#### EXERCISE DIRECTIONS:
Print the material below exactly as it stands, please, from its first line to the line holding "const legendX = [23, 184, 313, 497, 691];", with no pictures.

--- Start of SUPPLIED MATERIAL ---

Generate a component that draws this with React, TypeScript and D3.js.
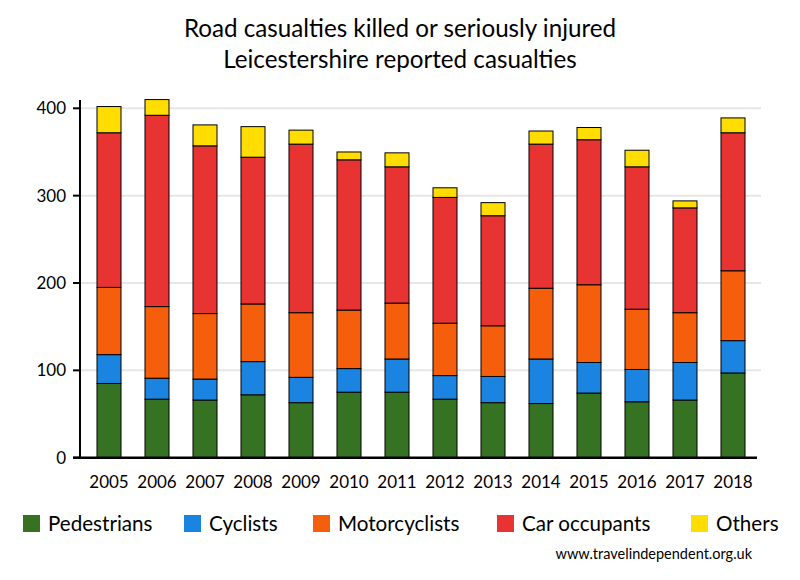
import React from "react";
import * as d3 from "d3";

const years = ["2005","2006","2007","2008","2009","2010","2011","2012","2013","2014","2015","2016","2017","2018"];
const pedestrians = [85, 67, 66, 72, 63, 75, 75, 67, 63, 62, 74, 64, 66, 97];
const cyclists = [33, 24, 24, 38, 29, 27, 38, 27, 30, 51, 35, 37, 43, 37];
const motorcyclists = [77, 82, 75, 66, 74, 67, 64, 60, 58, 81, 89, 69, 57, 80];
const carOccupants = [177, 219, 192, 168, 193, 172, 156, 144, 126, 165, 166, 163, 120, 158];
const others = [30, 18, 24, 35, 16, 9, 16, 11, 15, 15, 14, 19, 8, 17];
const yTicks = [0, 100, 200, 300, 400];
const seriesNames = ["Pedestrians", "Cyclists", "Motorcyclists", "Car occupants", "Others"];
const seriesColors = ["#357322", "#1b84e0", "#f55f0b", "#e73433", "#ffdd00"];
const titleLines = ["Road casualties killed or seriously injured", "Leicestershire reported casualties"];
const credit = "www.travelindependent.org.uk";

const FONT = "Lato, 'Open Sans', sans-serif";

export default function App() {
  const W = 800, H = 580;
  const seriesData = [pedestrians, cyclists, motorcyclists, carOccupants, others];
  const rows = years.map((y, i) => {
    const r: any = { year: y };
    seriesNames.forEach((n, k) => (r[n] = seriesData[k][i]));
    return r;
  });
  const stacked = d3.stack().keys(seriesNames)(rows);

  const x = d3.scaleBand().domain(years).range([73, 769]).paddingInner(0.5).paddingOuter(0.5);
  const y = d3.scaleLinear().domain([0, 400]).range([457.7, 108.3]);

  const axisLeft = 80;
  const axisRight = 757;
  const gridRight = 761;

  const legendX = [23, 184, 313, 497, 691];

  return (
    <svg width={W} height={H} style={{ position: "absolute", left: 0, top: 0, background: "#fff" }} fontFamily={FONT}>
      <rect x={0} y={0} width={W} height={H} fill="#fff" />
      {titleLines.map((t, i) => (
        <text key={i} x={400} y={37 + i * 31} textAnchor="middle" fontSize={24.2} fill="#000">{t}</text>
      ))}
      {yTicks.filter((t) => t > 0).map((t) => (
        <line key={"g" + t} x1={axisLeft} x2={gridRight} y1={y(t)} y2={y(t)} stroke="#e6e6e6" strokeWidth={2} />
      ))}
      {stacked.map((s, k) => (
        <g key={s.key}>
          {s.map((d: any, i: number) => (
            <rect
              key={i}
              x={(x(years[i]) as number)}
              width={x.bandwidth()}
              y={y(d[1])}
              height={y(d[0]) - y(d[1])}
              fill={seriesColors[k]}
              stroke="#000"
              strokeWidth={1}
            />
          ))}
        </g>
      ))}
      <line x1={axisLeft} x2={axisLeft} y1={100} y2={459} stroke="#000" strokeWidth={2} />
      <line x1={73} x2={axisRight} y1={y(0)} y2={y(0)} stroke="#000" strokeWidth={2.5} />
      {yTicks.map((t) => (
        <g key={"t" + t}>
          <line x1={73} x2={axisLeft} y1={y(t)} y2={y(t)} stroke="#000" strokeWidth={2} />
          <text x={66} y={y(t) + 6} textAnchor="end" fontSize={17} fill="#000">{t}</text>
        </g>
      ))}
      {years.map((yr) => (
        <text key={yr} x={(x(yr) as number) + x.bandwidth() / 2} y={488} textAnchor="middle" fontSize={17} fill="#000">{yr}</text>
      ))}
      {seriesNames.map((n, k) => (
        <g key={n}>
          <rect x={legendX[k]} y={515} width={17} height={17} fill={seriesColors[k]} />
          <text x={legendX[k] + 25} y={531} fontSize={20.6} fill="#000">{n}</text>
        </g>
      ))}
      <text x={752} y={559} textAnchor="end" fontSize={14.5} fill="#000">{credit}</text>
    </svg>
  );
}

--- End of SUPPLIED MATERIAL ---

#### RESULT OF THE TASK:
Generate a component that draws this with React, TypeScript and D3.js.
import React from "react";
import * as d3 from "d3";

const years = ["2005","2006","2007","2008","2009","2010","2011","2012","2013","2014","2015","2016","2017","2018"];
const pedestrians = [85, 67, 66, 72, 63, 75, 75, 67, 63, 62, 74, 64, 66, 97];
const cyclists = [33, 24, 24, 38, 29, 27, 38, 27, 30, 51, 35, 37, 43, 37];
const motorcyclists = [77, 82, 75, 66, 74, 67, 64, 60, 58, 81, 89, 69, 57, 80];
const carOccupants = [177, 219, 192, 168, 193, 172, 156, 144, 126, 165, 166, 163, 120, 158];
const others = [30, 18, 24, 35, 16, 9, 16, 11, 15, 15, 14, 19, 8, 17];
const yTicks = [0, 100, 200, 300, 400];
const seriesNames = ["Pedestrians", "Cyclists", "Motorcyclists", "Car occupants", "Others"];
const seriesColors = ["#357322", "#1b84e0", "#f55f0b", "#e73433", "#ffdd00"];
const titleLines = ["Road casualties killed or seriously injured", "Leicestershire reported casualties"];
const credit = "www.travelindependent.org.uk";

const FONT = "Lato, 'Open Sans', sans-serif";

export default function App() {
  const W = 800, H = 580;
  const seriesData = [pedestrians, cyclists, motorcyclists, carOccupants, others];
  const rows = years.map((y, i) => {
    const r: any = { year: y };
    seriesNames.forEach((n, k) => (r[n] = seriesData[k][i]));
    return r;
  });
  const stacked = d3.stack().keys(seriesNames)(rows);

  const x = d3.scaleBand().domain(years).range([73, 769]).paddingInner(0.5).paddingOuter(0.5);
  const y = d3.scaleLinear().domain([0, 400]).range([457.7, 108.3]);

  const axisLeft = 80;
  const axisRight = 757;
  const gridRight = 761;

  const legendX = [23, 184, 313, 497, 691];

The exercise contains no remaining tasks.